## start DATASET SECTION

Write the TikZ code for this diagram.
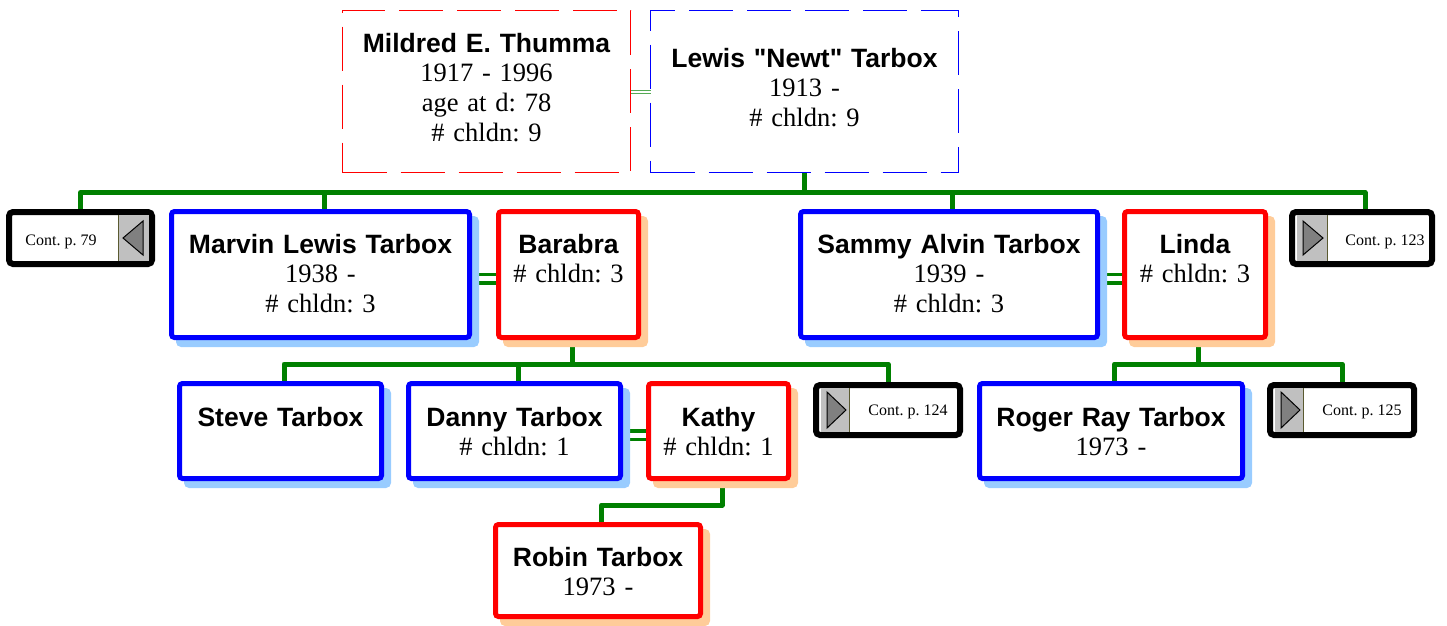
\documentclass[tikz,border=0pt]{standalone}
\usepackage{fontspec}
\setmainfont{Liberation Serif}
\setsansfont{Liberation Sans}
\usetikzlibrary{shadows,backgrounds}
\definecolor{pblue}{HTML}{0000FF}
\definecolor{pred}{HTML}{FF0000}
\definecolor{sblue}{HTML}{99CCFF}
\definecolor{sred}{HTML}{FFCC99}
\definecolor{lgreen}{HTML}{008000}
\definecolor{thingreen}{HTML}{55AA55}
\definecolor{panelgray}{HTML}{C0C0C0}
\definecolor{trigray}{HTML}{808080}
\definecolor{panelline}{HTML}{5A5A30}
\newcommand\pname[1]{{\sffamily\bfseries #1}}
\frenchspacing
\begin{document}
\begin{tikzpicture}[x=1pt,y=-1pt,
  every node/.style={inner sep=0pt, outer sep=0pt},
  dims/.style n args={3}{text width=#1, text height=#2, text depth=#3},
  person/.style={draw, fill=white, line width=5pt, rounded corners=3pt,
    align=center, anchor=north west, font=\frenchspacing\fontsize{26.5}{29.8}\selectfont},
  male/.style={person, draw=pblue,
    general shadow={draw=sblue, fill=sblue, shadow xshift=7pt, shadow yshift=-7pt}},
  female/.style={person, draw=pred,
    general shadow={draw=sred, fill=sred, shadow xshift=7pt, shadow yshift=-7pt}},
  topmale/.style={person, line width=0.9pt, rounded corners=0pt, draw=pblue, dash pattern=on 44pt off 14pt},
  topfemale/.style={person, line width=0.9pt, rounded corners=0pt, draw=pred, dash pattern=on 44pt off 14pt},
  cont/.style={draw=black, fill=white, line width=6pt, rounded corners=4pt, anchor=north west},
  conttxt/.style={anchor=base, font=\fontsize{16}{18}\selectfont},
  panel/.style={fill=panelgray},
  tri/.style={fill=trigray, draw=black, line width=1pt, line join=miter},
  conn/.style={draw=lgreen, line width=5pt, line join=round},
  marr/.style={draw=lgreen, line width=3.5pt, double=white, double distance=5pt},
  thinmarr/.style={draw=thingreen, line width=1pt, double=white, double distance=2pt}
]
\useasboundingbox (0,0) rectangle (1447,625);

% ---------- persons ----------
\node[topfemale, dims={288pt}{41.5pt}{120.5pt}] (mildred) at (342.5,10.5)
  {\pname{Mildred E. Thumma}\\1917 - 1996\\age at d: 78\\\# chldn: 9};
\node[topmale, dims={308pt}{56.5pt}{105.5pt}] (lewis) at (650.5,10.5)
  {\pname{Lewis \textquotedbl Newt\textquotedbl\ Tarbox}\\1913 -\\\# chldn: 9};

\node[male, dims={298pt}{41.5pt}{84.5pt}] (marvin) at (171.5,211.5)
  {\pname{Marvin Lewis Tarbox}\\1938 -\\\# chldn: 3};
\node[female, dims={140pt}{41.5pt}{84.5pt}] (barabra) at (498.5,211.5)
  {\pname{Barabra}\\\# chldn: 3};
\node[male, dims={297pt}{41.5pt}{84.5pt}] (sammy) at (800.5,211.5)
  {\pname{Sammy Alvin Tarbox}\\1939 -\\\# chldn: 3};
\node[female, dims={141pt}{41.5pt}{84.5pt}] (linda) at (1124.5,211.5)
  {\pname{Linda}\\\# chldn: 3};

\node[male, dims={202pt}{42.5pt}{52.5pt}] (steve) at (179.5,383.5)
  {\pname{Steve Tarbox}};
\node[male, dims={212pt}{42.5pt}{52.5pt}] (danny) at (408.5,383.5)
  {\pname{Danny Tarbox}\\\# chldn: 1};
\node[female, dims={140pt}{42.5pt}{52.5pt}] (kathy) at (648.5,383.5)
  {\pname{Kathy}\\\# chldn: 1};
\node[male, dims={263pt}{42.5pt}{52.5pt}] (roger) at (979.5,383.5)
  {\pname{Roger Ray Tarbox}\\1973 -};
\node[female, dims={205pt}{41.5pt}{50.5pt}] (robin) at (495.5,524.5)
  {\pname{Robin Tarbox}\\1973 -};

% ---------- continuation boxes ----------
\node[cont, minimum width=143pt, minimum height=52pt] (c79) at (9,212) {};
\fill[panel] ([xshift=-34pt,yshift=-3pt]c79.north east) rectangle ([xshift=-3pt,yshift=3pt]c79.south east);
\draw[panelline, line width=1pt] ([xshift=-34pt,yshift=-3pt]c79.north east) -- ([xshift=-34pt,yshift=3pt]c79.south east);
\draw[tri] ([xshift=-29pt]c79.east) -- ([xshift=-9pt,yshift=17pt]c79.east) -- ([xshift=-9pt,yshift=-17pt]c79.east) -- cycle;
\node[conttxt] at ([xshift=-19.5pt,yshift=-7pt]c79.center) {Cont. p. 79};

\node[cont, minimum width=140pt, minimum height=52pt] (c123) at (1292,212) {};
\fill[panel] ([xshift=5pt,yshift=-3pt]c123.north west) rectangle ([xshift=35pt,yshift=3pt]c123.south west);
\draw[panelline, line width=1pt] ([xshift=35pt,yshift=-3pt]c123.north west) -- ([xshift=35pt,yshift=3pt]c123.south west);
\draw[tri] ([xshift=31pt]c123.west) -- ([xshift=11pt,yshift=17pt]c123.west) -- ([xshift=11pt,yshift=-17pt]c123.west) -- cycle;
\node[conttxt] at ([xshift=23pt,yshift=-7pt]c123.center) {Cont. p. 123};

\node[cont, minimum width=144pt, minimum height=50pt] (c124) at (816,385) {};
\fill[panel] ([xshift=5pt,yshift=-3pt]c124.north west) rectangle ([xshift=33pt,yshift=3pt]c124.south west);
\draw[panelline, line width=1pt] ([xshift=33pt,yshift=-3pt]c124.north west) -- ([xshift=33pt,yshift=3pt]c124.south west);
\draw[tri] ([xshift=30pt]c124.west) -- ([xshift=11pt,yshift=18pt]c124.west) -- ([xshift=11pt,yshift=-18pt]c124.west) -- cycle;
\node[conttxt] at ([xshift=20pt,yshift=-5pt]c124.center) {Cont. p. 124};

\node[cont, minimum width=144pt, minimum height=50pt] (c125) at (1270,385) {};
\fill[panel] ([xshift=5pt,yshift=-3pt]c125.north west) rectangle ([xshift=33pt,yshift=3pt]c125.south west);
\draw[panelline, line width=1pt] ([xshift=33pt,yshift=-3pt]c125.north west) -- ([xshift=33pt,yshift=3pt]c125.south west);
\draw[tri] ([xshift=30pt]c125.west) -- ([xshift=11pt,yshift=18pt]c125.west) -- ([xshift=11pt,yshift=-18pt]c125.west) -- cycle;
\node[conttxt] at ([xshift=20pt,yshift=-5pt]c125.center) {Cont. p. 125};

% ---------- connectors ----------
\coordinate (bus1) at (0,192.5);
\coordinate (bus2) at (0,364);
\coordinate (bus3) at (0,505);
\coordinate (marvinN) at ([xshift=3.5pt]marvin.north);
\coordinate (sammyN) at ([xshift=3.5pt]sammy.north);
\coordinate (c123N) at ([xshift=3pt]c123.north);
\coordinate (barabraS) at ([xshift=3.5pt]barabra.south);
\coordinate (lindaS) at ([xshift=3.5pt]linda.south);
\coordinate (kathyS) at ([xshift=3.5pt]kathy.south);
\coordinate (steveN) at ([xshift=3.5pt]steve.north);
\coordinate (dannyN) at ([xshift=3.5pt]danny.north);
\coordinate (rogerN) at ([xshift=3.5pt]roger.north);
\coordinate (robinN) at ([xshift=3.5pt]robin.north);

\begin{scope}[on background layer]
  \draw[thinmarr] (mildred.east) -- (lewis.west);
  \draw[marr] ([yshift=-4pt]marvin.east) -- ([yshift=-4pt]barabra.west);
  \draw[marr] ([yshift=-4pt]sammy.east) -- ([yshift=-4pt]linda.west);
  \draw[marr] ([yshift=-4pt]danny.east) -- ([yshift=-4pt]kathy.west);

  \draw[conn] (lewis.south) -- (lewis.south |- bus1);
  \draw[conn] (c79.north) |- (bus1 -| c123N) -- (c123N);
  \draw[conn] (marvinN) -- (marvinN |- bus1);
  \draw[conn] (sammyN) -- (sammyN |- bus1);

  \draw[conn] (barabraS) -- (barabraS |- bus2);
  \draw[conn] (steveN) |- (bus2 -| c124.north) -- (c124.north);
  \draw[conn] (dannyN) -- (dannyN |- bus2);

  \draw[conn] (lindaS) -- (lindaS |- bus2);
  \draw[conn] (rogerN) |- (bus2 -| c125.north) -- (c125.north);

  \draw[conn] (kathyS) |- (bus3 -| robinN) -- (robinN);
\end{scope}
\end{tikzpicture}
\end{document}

## end DATASET SECTION

WRITTEN REQUEST — Starting with the first line of the data above and ending with the line containing "(0,0) rectangle (1447,625);", please restate every line exactly, leaving images out.

SOLUTION FOR THIS EXERCISE —
Write the TikZ code for this diagram.
\documentclass[tikz,border=0pt]{standalone}
\usepackage{fontspec}
\setmainfont{Liberation Serif}
\setsansfont{Liberation Sans}
\usetikzlibrary{shadows,backgrounds}
\definecolor{pblue}{HTML}{0000FF}
\definecolor{pred}{HTML}{FF0000}
\definecolor{sblue}{HTML}{99CCFF}
\definecolor{sred}{HTML}{FFCC99}
\definecolor{lgreen}{HTML}{008000}
\definecolor{thingreen}{HTML}{55AA55}
\definecolor{panelgray}{HTML}{C0C0C0}
\definecolor{trigray}{HTML}{808080}
\definecolor{panelline}{HTML}{5A5A30}
\newcommand\pname[1]{{\sffamily\bfseries #1}}
\frenchspacing
\begin{document}
\begin{tikzpicture}[x=1pt,y=-1pt,
  every node/.style={inner sep=0pt, outer sep=0pt},
  dims/.style n args={3}{text width=#1, text height=#2, text depth=#3},
  person/.style={draw, fill=white, line width=5pt, rounded corners=3pt,
    align=center, anchor=north west, font=\frenchspacing\fontsize{26.5}{29.8}\selectfont},
  male/.style={person, draw=pblue,
    general shadow={draw=sblue, fill=sblue, shadow xshift=7pt, shadow yshift=-7pt}},
  female/.style={person, draw=pred,
    general shadow={draw=sred, fill=sred, shadow xshift=7pt, shadow yshift=-7pt}},
  topmale/.style={person, line width=0.9pt, rounded corners=0pt, draw=pblue, dash pattern=on 44pt off 14pt},
  topfemale/.style={person, line width=0.9pt, rounded corners=0pt, draw=pred, dash pattern=on 44pt off 14pt},
  cont/.style={draw=black, fill=white, line width=6pt, rounded corners=4pt, anchor=north west},
  conttxt/.style={anchor=base, font=\fontsize{16}{18}\selectfont},
  panel/.style={fill=panelgray},
  tri/.style={fill=trigray, draw=black, line width=1pt, line join=miter},
  conn/.style={draw=lgreen, line width=5pt, line join=round},
  marr/.style={draw=lgreen, line width=3.5pt, double=white, double distance=5pt},
  thinmarr/.style={draw=thingreen, line width=1pt, double=white, double distance=2pt}
]
\useasboundingbox (0,0) rectangle (1447,625);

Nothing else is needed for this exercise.